The next day was my birthday. I picked Park Güell and a nice spot for dinner. I also had to take my birthday self-portrait. The rules of this documentation are loose and simple: a document, on film, of myself, wherever I am. Last year was entirely composed and planned, while this year was open and unexpected. My travel partner went out to gather coffee and pastries while I shot a quick half-roll of portraits in various mirrors. Luckily, one worked out, as it usually does.
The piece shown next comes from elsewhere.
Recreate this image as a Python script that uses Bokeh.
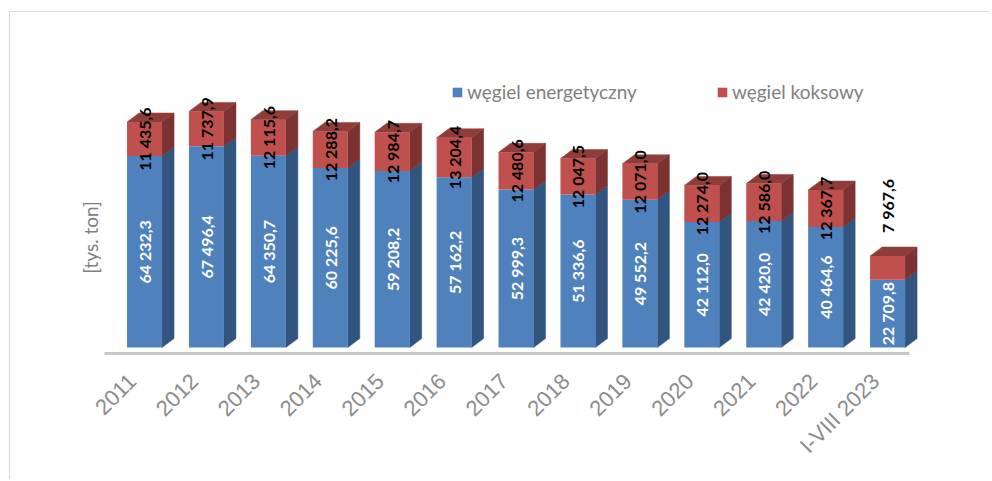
import math
from bokeh.plotting import figure
from bokeh.models import FixedTicker, Legend, LegendItem
from bokeh.core.properties import value
from bokeh.embed import file_html
from bokeh.resources import INLINE

categories = ["2011", "2012", "2013", "2014", "2015", "2016", "2017", "2018", "2019", "2020", "2021", "2022", "I-VIII 2023"]
energetyczny = [64232.3, 67496.4, 64350.7, 60225.6, 59208.2, 57162.2, 52999.3, 51336.6, 49552.2, 42112.0, 42420.0, 40464.6, 22709.8]
koksowy = [11435.6, 11737.9, 12115.6, 12288.2, 12984.7, 13204.4, 12480.6, 12047.5, 12071.0, 12274.0, 12586.0, 12367.7, 7967.6]

BLUE, BLUE_SIDE = "#4f81bd", "#31557f"
RED, RED_SIDE, RED_TOP = "#c0504d", "#7b3230", "#8f3c3a"
GREY = "#7f7f7f"
FONT = "Lato"

# canvas origin on the page, set by the margin + 1px CSS border
OX, OY = 10, 12
W, H = 981, 468
FRAME_BOTTOM = 355       # page y of the frame's lower edge
BASE = 347               # page y of value 0
PX_PER_X = 61.92
PX_PER_Y = 0.00298
INDEX0_LEFT = 101        # page x of index -0.5
x_start = -0.5 - (INDEX0_LEFT - OX) / PX_PER_X
x_end = x_start + W / PX_PER_X
y_start = -(FRAME_BOTTOM - BASE) / PX_PER_Y
y_end = y_start + (FRAME_BOTTOM - OY) / PX_PER_Y
SHIFT = 0.195
BAR = 35 / PX_PER_X
DX = 12 / PX_PER_X
DY = 9 / PX_PER_Y


def fmt(v):
    return f"{v:,.1f}".replace(",", " ").replace(".", ",")


p = figure(width=W, height=H, x_range=(x_start, x_end), y_range=(y_start, y_end),
           output_backend="svg", toolbar_location=None,
           min_border_left=0, min_border_right=0, min_border_top=0,
           min_border_bottom=OY + H - FRAME_BOTTOM,
           outline_line_color=None, background_fill_color="white", border_fill_color="white",
           margin=(11, 0, 0, 9),
           styles={"border-left": "1px solid #d9d9d9", "border-top": "1px solid #d9d9d9"})
p.grid.visible = False
p.yaxis.visible = False

ax = p.xaxis[0]
ax.ticker = FixedTicker(ticks=list(range(13)))
ax.major_label_overrides = {i: c for i, c in enumerate(categories)}
ax.major_label_orientation = math.pi / 4
ax.major_label_text_font = "Liberation Sans"
ax.major_label_text_font_size = "22px"
ax.major_label_text_color = "#8c8c8c"
ax.major_label_standoff = 16
ax.major_tick_line_color = None
ax.minor_tick_line_color = None
ax.axis_line_color = None

# floor line under the bars
p.segment(x0=[-0.5 + 3 / PX_PER_X], x1=[12.5 + 3 / PX_PER_X],
          y0=[-6 / PX_PER_Y], y1=[-6 / PX_PER_Y], line_color="#c8c8c8", line_width=3)

xs = [i + SHIFT for i in range(13)]
right = [x + BAR / 2 for x in xs]
left = [x - BAR / 2 for x in xs]
tops = [a + b for a, b in zip(energetyczny, koksowy)]

p.patches([[r, r + DX, r + DX, r] for r in right],
          [[0, DY, e + DY, e] for e in energetyczny],
          fill_color=BLUE_SIDE, line_color=BLUE_SIDE, line_width=0.5)
p.patches([[r, r + DX, r + DX, r] for r in right],
          [[e, e + DY, t + DY, t] for e, t in zip(energetyczny, tops)],
          fill_color=RED_SIDE, line_color=RED_SIDE, line_width=0.5)
p.patches([[l, l + DX, r + DX, r] for l, r in zip(left, right)],
          [[t, t + DY, t + DY, t] for t in tops],
          fill_color=RED_TOP, line_color=RED_TOP, line_width=0.5)
r1 = p.vbar(x=xs, width=BAR, bottom=0, top=energetyczny, fill_color=BLUE, line_color=None)
r2 = p.vbar(x=xs, width=BAR, bottom=energetyczny, top=tops, fill_color=RED, line_color=None)

angle = math.pi / 2
style = dict(angle=angle, text_align="center", text_baseline="middle",
             text_font=value(FONT), text_font_style="bold", text_font_size="16px")
p.text(xs, [e / 2 for e in energetyczny], text=[fmt(v) for v in energetyczny],
       text_color="white", **style)
p.text(xs[:-1], [e + k / 2 for e, k in zip(energetyczny[:-1], koksowy[:-1])],
       text=[fmt(v) for v in koksowy[:-1]], text_color="black", **style)
p.text(xs[-1:], [energetyczny[-1] + koksowy[-1] / 2], text=[fmt(koksowy[-1])], y_offset=-62,
       text_color="black", **style)

legend = Legend(items=[LegendItem(label="węgiel energetyczny", renderers=[r1]),
                       LegendItem(label="węgiel koksowy", renderers=[r2])],
                orientation="horizontal", location=(441, 252),
                background_fill_alpha=0, border_line_color=None,
                glyph_width=12, glyph_height=12, label_standoff=4, spacing=79,
                padding=0, margin=0,
                label_text_font=FONT, label_text_font_size="19px", label_text_color=GREY)
p.add_layout(legend)

# y-axis title, placed in the frame because the frame spans the whole width
p.text([-0.5 + (90 - INDEX0_LEFT) / PX_PER_X], [(BASE - 237) / PX_PER_Y], text=["[tys. ton]"],
       angle=angle, text_align="center", text_baseline="middle",
       text_color=GREY, text_font=value(FONT), text_font_size="19px")

open("out.html", "w").write(file_html(p, INLINE))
The first stop of the day was Park Güell. I had been to the park before but was looking forward to visiting with fewer tourists. Comparatively, the park was empty. We started at the Gaudí House Museum and then spent a while exploring until closing time, which was just about sunset. As in the cathedral, influencers were everywhere and rather annoying in a new, video-focused way. Then, we walked to dinner at Babula Bar 1937. I had wanted a nice birthday dinner, and this spot was excellent. As a restaurant/service industry worker, I'm used to the fast-paced expectations of a meal in the US. The idea that you have a table for a certain amount of time is normal. Here, we enjoyed a four-hour, slow dinner. Again, we ate most of the menu, and it was all awesome: creative, unique, and appropriately-cooked. It was a perfectly memorable birthday dinner and day. It was the distraction I wanted.
The next morning, we grabbed coffee and an Uber to the airport. At a certain age, you realize that you should plan your own birthday. You grow up, to a certain degree, and realize that no one can, or should have to, read your mind. With some privilege and calendar serendipity, you can organize your birthday, do precisely what you want, where you want, and see who accepts the invitation. And, none of it disappointed. The rest, though, is history.